Every night after the babies have gone to sleep and I’ve written my blog post, I get in bed and check email on my iphone. It sounds wrong just writing it. I’ve had a smart phone for less than a year but already I’m disturbingly addicted.
Happily, yesterday for the first time since the twins were born ten months ago I started a novel, Edith Wharton’s The House of Mirth. I’d pulled it off the bookshelf earlier in the day when I had a moment during baby nap time and read just a couple pages–enough to get hooked. So last night when I climbed in bed, it was with my book.
The babies were peacefully asleep, the house quiet, and in the pages of the book I was transported away from these walls, which surround me day after day, and to New York at the turn of the century. Grand Central Station, and Ms. Lily Bart all bright rustling silk amidst the drab summer crowd. Mr. Selden spots her and they set out in a hansom for a cup of tea.

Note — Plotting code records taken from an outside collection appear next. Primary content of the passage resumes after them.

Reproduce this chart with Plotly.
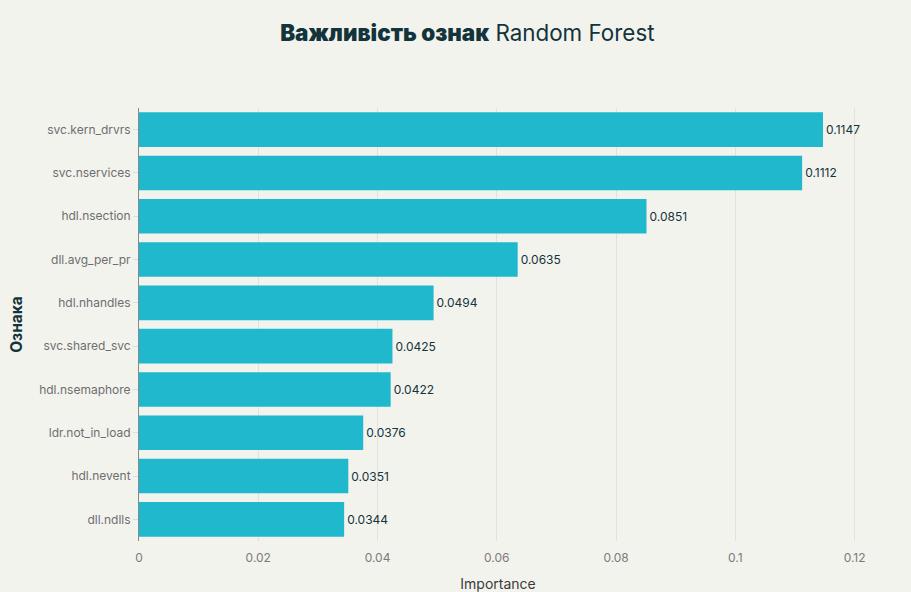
import plotly.graph_objects as go

features = ["svc.kern_drvrs", "svc.nservices", "hdl.nsection", "dll.avg_per_pr",
            "hdl.nhandles", "svc.shared_svc", "hdl.nsemaphore", "ldr.not_in_load",
            "hdl.nevent", "dll.ndlls"]
importance = [0.1147, 0.1112, 0.0851, 0.0635, 0.0494, 0.0425, 0.0422, 0.0376, 0.0351, 0.0344]
x_ticks = [0, 0.02, 0.04, 0.06, 0.08, 0.1, 0.12]
x_tick_text = ["0", "0.02", "0.04", "0.06", "0.08", "0.1", "0.12"]

fig = go.Figure(go.Bar(
    x=importance, y=features, orientation="h",
    marker=dict(color="#1FB8CD", line=dict(width=0)),
    text=[f"{v:.4f}" for v in importance], textposition="outside",
    textfont=dict(color="#13343B", size=12, family="Inter"),
    cliponaxis=False,
))

fig.update_layout(
    width=911, height=592,
    paper_bgcolor="#F3F3EE", plot_bgcolor="#F3F3EE",
    margin=dict(l=139, r=54, t=108, b=51),
    title=dict(text="<span style='font-weight:900'>Важливість ознак</span> Random Forest",
               x=0.513, xanchor="center", y=0.944, yanchor="middle",
               font=dict(size=22.4, color="#13343B", family="Inter")),
    font=dict(family="Inter", color="#13343B"),
    bargap=0.2,
    showlegend=False,
)
fig.update_xaxes(range=[0, 0.1204], tickvals=x_ticks, ticktext=x_tick_text,
                 showgrid=True, gridcolor="#E2E2DC", gridwidth=1, zeroline=False,
                 tickfont=dict(size=12, color="#7A7A7A"),
                 ticks="outside", ticklen=6, tickcolor="rgba(0,0,0,0)",
                 automargin=False,
                 title=dict(text="Importance", font=dict(size=14, color="#3A3A3A"), standoff=19))
fig.update_yaxes(categoryorder="array", categoryarray=features[::-1],
                 showline=True, linecolor="#888888", linewidth=1,
                 ticks="outside", ticklen=5, tickcolor="#DDDDDD",
                 tickfont=dict(size=12, color="#6E6E6E"),
                 title=dict(text="<b>Ознака</b>", font=dict(size=15.5, color="#13343B"), standoff=12))

fig.write_html("out.html")
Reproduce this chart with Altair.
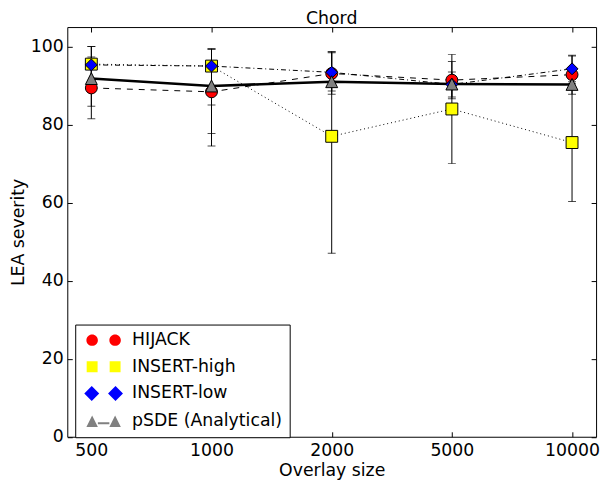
import altair as alt
import pandas as pd

overlay_sizes = ["500", "1000", "2000", "5000", "10000"]
series_names = ["HIJACK", "INSERT-high", "INSERT-low", "pSDE (Analytical)"]

hijack = [89.4, 88.4, 93.1, 91.4, 92.8]
hijack_lo = [81.5, 77.7, 87.8, 86.6, 87.8]
hijack_hi = [97.3, 99.4, 98.4, 96.2, 97.8]

insert_high = [95.5, 95.0, 77.0, 84.0, 75.4]
insert_high_lo = [84.7, 74.5, 47.0, 70.0, 60.3]
insert_high_hi = [100.0, 99.4, 98.7, 98.0, 90.5]

insert_low = [95.3, 95.0, 93.4, 90.3, 94.3]
insert_low_lo = [90.6, 85.0, 88.6, 87.1, 91.0]
insert_low_hi = [100.0, 99.4, 98.7, 93.5, 97.6]

p_sde = [91.8, 89.9, 91.0, 90.4, 90.3]
p_sde_lo = [None, None, None, None, None]
p_sde_hi = [None, None, None, None, None]

marker_fill = ["#ff0000", "#ffff00", "#0000ff", "#808080"]
marker_shape = ["circle", "square", "diamond", "M0,-1L-1,1L1,1Z"]
marker_size = [145, 145, 270, 155]
line_dash = [[6, 6], [1, 3], [5, 3, 1, 3], [1, 0]]
legend_paths = [
    "M-3,0A1,1,0,1,1,-1,0A1,1,0,1,1,-3,0Z M1,0A1,1,0,1,1,3,0A1,1,0,1,1,1,0Z",
    "M-2.95,-0.95H-1.05V0.95H-2.95Z M1.05,-0.95H2.95V0.95H1.05Z",
    "M-3.37,0L-2.07,-1.3L-0.77,0L-2.07,1.3Z M0.77,0L2.07,-1.3L3.37,0L2.07,1.3Z",
    "M-2,-1L-3,1L-1,1Z M2,-1L1,1L3,1Z M-1,0.2H1V0.55H-1Z",
]

rows = []
for name, vals, los, his in [
    (series_names[0], hijack, hijack_lo, hijack_hi),
    (series_names[1], insert_high, insert_high_lo, insert_high_hi),
    (series_names[2], insert_low, insert_low_lo, insert_low_hi),
    (series_names[3], p_sde, p_sde_lo, p_sde_hi),
]:
    for i, (v, lo, hi) in enumerate(zip(vals, los, his)):
        rows.append({"idx": i, "size": overlay_sizes[i], "series": name,
                     "value": v, "lo": lo, "hi": hi})
df = pd.DataFrame(rows)

FONT = "DejaVu Sans"
FS = 17.5
label_expr = "[" + ",".join("'%s'" % s for s in overlay_sizes) + "][datum.value]"
xscale = alt.Scale(domain=[-0.2, 4.2], nice=False, zero=False)
yscale = alt.Scale(domain=[0, 105], nice=False, zero=True)
yticks = [0, 20, 40, 60, 80, 100]

base = alt.Chart(df)
thin = base.transform_filter(alt.datum.series != series_names[3])
sde = base.transform_filter(alt.datum.series == series_names[3])

lines = thin.mark_line(color="black", strokeWidth=1, clip=True).encode(
    x=alt.X("idx:Q", scale=xscale,
            axis=alt.Axis(orient="bottom", values=list(range(5)), labelExpr=label_expr,
                          title="Overlay size", offset=-5, tickSize=5, labelPadding=5,
                          titlePadding=3, labelFlush=False, domain=False)),
    y=alt.Y("value:Q", scale=yscale,
            axis=alt.Axis(orient="left", values=yticks, title="LEA severity",
                          offset=-5, tickSize=5, labelPadding=4, titlePadding=3,
                          domain=False)),
    detail="series:N",
    strokeDash=alt.StrokeDash("series:N", scale=alt.Scale(domain=series_names, range=line_dash), legend=None),
)

sde_line = sde.mark_line(color="black", strokeWidth=2.6, clip=True).encode(
    x=alt.X("idx:Q", axis=None),
    y=alt.Y("value:Q", axis=None),
)

err = base.mark_rule(color="black", strokeWidth=1, clip=True).encode(
    x=alt.X("idx:Q", axis=None),
    y=alt.Y("lo:Q", axis=None),
    y2="hi:Q",
)
cap_lo = base.mark_tick(orient="horizontal", size=8, thickness=1, color="black", clip=True).encode(
    x=alt.X("idx:Q", axis=None),
    y=alt.Y("lo:Q", axis=None),
)
cap_hi = base.mark_tick(orient="horizontal", size=8, thickness=1, color="black", clip=True).encode(
    x=alt.X("idx:Q", axis=None),
    y=alt.Y("hi:Q", axis=None),
)

points = base.mark_point(filled=True, opacity=1, stroke="black", strokeWidth=1, clip=True).encode(
    x=alt.X("idx:Q", axis=alt.Axis(orient="top", values=list(range(5)), labels=False, title=None,
                                   offset=-5, tickSize=5, domain=False)),
    y=alt.Y("value:Q", axis=alt.Axis(orient="right", values=yticks, labels=False, title=None,
                                     offset=-5, tickSize=5, domain=False)),
    shape=alt.Shape("series:N", scale=alt.Scale(domain=series_names, range=marker_shape), legend=None),
    fill=alt.Fill("series:N", scale=alt.Scale(domain=series_names, range=marker_fill), legend=None),
    size=alt.Size("series:N", scale=alt.Scale(domain=series_names, range=marker_size), legend=None),
)

leg = dict(title=None, orient="none", legendX=8, legendY=301, symbolSize=135,
           symbolStrokeColor="black", symbolStrokeWidth=1, labelFontSize=FS, labelFont=FONT,
           labelColor="black", padding=7, symbolOffset=13, labelOffset=20, rowPadding=8,
           strokeColor="black", fillColor="white", cornerRadius=0, labelLimit=400)

legend_layer = base.transform_filter("false").mark_point(
    filled=True, opacity=1, stroke="black", strokeWidth=1).encode(
    x=alt.X("idx:Q", axis=None),
    y=alt.Y("value:Q", axis=None),
    shape=alt.Shape("series:N", scale=alt.Scale(domain=series_names, range=legend_paths),
                    legend=alt.Legend(**leg)),
    fill=alt.Fill("series:N", scale=alt.Scale(domain=series_names, range=marker_fill),
                  legend=alt.Legend(**leg)),
)

chart = alt.layer(lines, sde_line, err, cap_lo, cap_hi, points, legend_layer).resolve_scale(
    shape="independent", fill="independent", size="independent"
).resolve_axis(
    x="independent", y="independent"
).properties(
    width=535, height=414.5,
    title=alt.TitleParams("Chord", font=FONT, fontSize=FS, fontWeight="normal", color="black", offset=-1),
    autosize=alt.AutoSizeParams(type="none"),
    padding={"left": 60, "top": 16.5, "right": 7, "bottom": 43},
).configure_view(
    stroke="black", strokeWidth=1
).configure_axis(
    labelFont=FONT, titleFont=FONT, labelFontSize=FS, titleFontSize=FS,
    labelColor="black", titleColor="black", titleFontWeight="normal",
    tickColor="black", grid=False,
)

chart.save("out.html", embed_options={"renderer": "svg", "actions": False})
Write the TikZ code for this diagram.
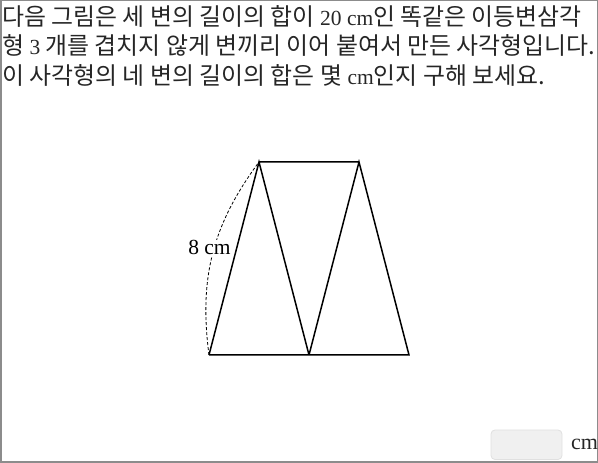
\documentclass[tikz,border=0pt]{standalone}
\usepackage{fontspec}
\setmainfont{Liberation Serif}
\newfontfamily\kr{Noto Sans CJK KR}
\newcommand{\hg}[1]{{\kr\fontsize{23.9}{26}\selectfont #1}}
\begin{document}
\begin{tikzpicture}[x=1pt,y=1pt,
  qtext/.style={anchor=base west, inner sep=0pt, text=black!85, font=\fontsize{21.5}{24}\selectfont},
  edge/.style={line width=1.5pt, black},
  arcdash/.style={line width=0.8pt, dash pattern=on 3pt off 2pt},
  ansbox/.style={draw=black!12, fill=black!6, rounded corners=4pt, line width=0.8pt}]
\useasboundingbox (0,0) rectangle (598,463);
\draw[black!45, line width=1.5pt] (0.75,0.75) rectangle (597.25,462.25);
% question text
\node[qtext] (l1) at (2,437.5) {\hg{다음 그림은 세 변의 길이의 합이 }20 cm\hg{인 똑같은 이등변삼각}};
\node[qtext] (l2) at (2,408) {\hg{형 }3\hg{\ 개를 겹치지 않게 변끼리 이어 붙여서 만든 사각형입니다.}};
\node[qtext] (l3) at (2,378.5) {\hg{이 사각형의 네 변의 길이의 합은 몇 }cm\hg{인지 구해 보세요.}};
% figure
\coordinate (A) at (209,108);
\coordinate (B) at (259,301);
\coordinate (C) at (309,108);
\coordinate (D) at (359,301);
\coordinate (E) at (409,108);
\draw[edge, line join=miter] (A) -- (B) -- (C) -- (A) (C) -- (D) -- (E) -- (C) (B) -- (D);
\draw[arcdash] (A) to[bend left=22] (B);
\node[fill=white, inner sep=1pt, font=\fontsize{21.5}{24}\selectfont, anchor=base] (lab) at (209.5,208) {8 cm};
% answer box
\node[ansbox, minimum width=71pt, minimum height=29.5pt, inner sep=0pt] (box) at (526.5,18.25) {};
\node[anchor=base west, inner sep=0pt, font=\fontsize{22}{24}\selectfont, text=black!85] (unit) at (571,13) {cm};
\end{tikzpicture}
\end{document}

Lily Bart is troubled, but her problems are not my problems. Her concerns are completely absorbing and engrossing, but they are her concerns. For those moments turning the pages in the quiet house, there was nothing else but Ms. Bart smoking a cigarette in Mr. Selden’s dark, comfortable library, and tea and cake being served by a beautiful lady in a lurching railway car. How delicious. How different from the Internet, which is less a portal to another world and more a black hole of insecurity about this one.
This afternoon when I got back from my walk both babies were asleep. Excitedly I parked the stroller and ran to get my book. But it wasn’t the same. I kept waiting for the babies to wake any second, looking up to check on them, which was too distracting. I couldn’t really escape.
Tonight, though, it’s back to Lily Bart. Internet and iPhone, you have nothing on good fiction.